There was a time in my earlier parenting days when, in my naivete, I honestly believed mother's guilt was something only working mums suffered from. Having returned to working part time when my son was very almost three and my daughter just over a year old, I quickly became familiar with this issue.
It attacked on so many levels. There was the guilt at not being there to pick up my son at the end of his morning at kindergarten, even though very few children at his kindergarten are picked up by a parent. His kindergarten has a large catchment area, and most children go home by school bus. Most of the rest are picked up by the family helpers. But as I was to learn, the guilt of a working mother rarely listens to reason.
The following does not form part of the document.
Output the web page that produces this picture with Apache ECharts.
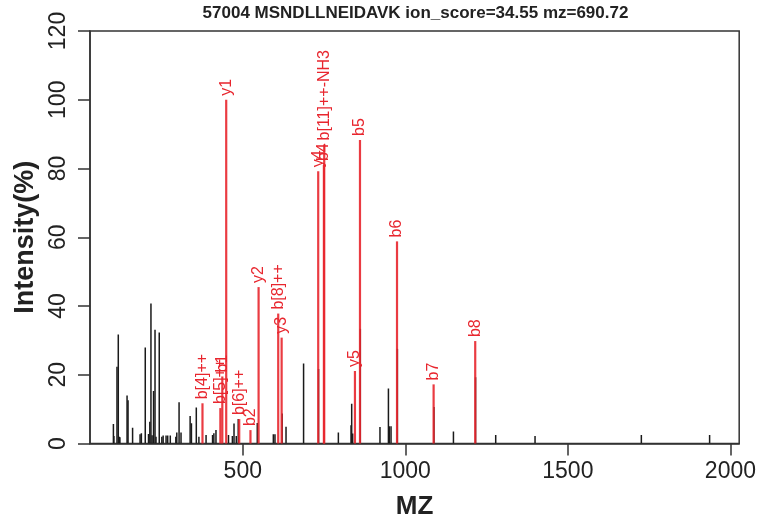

There was the guilt that came at leaving my daughter when she was so young - around 14 months - when I would have never dreamed of leaving my son at the same age, the guilt that came with the realisation that she was having less time at home with me, and the guilt that an accident might happen - a broken bone, a head cracked open - simply because I wasn't at home.
But my children have always been reasonably tolerant of my working. The guilt was mine alone. For my children it seemed quite natural and normal for mothers to work. A large number of Hong Kong mothers work; most of my son's and daughter's friends' mums work. A lot of the time, the play dates they go on involve all children and helpers, anyway, so there isn't always reason to miss Mum quite so much.
Yet all that guilt was counteracted by the simple fact that not working was no longer a luxury I enjoyed. My husband and I had made the decision quite early on to send our children to what we considered to be the best primary school in the area, which meant sending our children to the best kindergarten in the area to be eligible for an interview at that primary school. As an international primary school, both it and its kindergarten charge the high fees that are the norm for middle-class Hong Kong families. Work is a necessity. There is no getting around that and so no getting around the guilt.
But there is also the guilt that attacks on the days when I realise that I have enjoyed being out of the house - days that I have enjoyed conversing with adults only and days that I have just enjoyed a social, child-free lunch.
If a child is sick and I don't stay home from work, I feel guilty and call my helper every half an hour as she reads their temperature into the phone. But if I stay at home with a sick child, there is the guilt I feel at missing a morning's work. I'm talking about children sick with a low- or medium-grade fever, a cough or cold. Anything worse and there is no guilt at being with them.